# Task goal:
Print the listing from its top line through the line containing "plt.rcParams['font.family'] = ['Open", nothing more, and leave out the pictures.

# Given information:
-- BEGIN --
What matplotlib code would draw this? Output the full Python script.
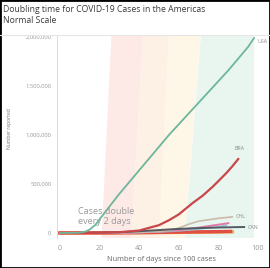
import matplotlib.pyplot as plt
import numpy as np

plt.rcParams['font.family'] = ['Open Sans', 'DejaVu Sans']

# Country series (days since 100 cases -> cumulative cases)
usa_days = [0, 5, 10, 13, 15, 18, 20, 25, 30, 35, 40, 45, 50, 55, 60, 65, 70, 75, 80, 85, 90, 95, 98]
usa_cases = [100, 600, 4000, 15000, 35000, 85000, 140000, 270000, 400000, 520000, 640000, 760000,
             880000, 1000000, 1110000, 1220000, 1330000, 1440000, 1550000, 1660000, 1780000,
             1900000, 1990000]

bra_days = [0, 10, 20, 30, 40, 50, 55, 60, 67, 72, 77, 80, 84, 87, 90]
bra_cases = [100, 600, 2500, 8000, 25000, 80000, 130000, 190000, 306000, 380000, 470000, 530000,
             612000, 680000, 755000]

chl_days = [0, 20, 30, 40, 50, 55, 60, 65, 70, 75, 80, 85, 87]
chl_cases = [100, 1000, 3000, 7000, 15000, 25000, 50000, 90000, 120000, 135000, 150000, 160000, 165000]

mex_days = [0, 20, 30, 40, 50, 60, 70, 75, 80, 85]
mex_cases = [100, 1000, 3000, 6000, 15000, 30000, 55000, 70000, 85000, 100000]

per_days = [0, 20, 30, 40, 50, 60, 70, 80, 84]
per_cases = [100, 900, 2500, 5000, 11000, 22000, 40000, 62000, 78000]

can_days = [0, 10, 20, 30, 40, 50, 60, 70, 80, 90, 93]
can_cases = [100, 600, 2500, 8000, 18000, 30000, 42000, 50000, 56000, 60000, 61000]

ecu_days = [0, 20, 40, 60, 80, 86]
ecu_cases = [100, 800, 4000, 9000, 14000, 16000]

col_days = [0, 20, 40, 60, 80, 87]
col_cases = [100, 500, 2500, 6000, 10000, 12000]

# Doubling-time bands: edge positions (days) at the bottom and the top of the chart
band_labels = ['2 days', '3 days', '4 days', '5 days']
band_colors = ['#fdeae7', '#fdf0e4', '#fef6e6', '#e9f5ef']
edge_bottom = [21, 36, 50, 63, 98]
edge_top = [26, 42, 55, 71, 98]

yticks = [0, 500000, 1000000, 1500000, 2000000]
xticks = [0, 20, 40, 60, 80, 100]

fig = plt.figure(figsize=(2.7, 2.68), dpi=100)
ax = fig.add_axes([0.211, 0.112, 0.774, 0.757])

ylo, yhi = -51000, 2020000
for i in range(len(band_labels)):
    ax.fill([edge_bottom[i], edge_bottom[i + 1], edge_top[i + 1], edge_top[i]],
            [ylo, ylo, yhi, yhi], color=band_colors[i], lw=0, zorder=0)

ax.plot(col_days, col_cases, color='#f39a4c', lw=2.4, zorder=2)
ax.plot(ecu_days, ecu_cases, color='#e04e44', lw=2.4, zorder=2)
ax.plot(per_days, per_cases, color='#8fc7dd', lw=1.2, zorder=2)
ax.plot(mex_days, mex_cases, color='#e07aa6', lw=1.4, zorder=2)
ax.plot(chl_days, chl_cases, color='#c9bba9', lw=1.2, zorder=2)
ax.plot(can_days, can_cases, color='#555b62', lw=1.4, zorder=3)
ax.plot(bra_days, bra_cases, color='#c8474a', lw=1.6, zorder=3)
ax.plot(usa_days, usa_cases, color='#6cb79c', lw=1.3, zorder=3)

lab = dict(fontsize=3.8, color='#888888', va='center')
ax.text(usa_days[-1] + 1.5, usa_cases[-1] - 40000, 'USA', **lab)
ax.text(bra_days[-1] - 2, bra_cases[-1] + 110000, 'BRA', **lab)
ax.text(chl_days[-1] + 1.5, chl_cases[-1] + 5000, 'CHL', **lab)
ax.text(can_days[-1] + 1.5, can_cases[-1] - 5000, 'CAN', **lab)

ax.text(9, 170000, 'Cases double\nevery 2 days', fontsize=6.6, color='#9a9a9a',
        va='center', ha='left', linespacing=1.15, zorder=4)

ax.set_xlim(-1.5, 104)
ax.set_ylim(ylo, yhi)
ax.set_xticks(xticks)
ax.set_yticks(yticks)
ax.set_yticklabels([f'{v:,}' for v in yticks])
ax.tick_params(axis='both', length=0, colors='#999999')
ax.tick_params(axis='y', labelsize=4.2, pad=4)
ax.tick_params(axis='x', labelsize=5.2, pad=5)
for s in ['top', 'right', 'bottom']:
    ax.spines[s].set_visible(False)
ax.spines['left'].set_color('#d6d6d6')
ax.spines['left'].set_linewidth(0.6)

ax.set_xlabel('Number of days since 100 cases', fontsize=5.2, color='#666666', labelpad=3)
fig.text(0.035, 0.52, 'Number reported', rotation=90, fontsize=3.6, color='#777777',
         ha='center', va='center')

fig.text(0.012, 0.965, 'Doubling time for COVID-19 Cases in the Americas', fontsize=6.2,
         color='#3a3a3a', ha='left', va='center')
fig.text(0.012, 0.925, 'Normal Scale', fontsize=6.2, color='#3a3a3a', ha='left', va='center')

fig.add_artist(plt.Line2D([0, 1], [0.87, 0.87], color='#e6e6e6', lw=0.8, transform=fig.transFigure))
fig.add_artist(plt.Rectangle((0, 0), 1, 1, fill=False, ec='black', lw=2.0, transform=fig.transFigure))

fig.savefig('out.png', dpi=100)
-- END --
# Full solution:
What matplotlib code would draw this? Output the full Python script.
import matplotlib.pyplot as plt
import numpy as np

plt.rcParams['font.family'] = ['Open Sans', 'DejaVu Sans']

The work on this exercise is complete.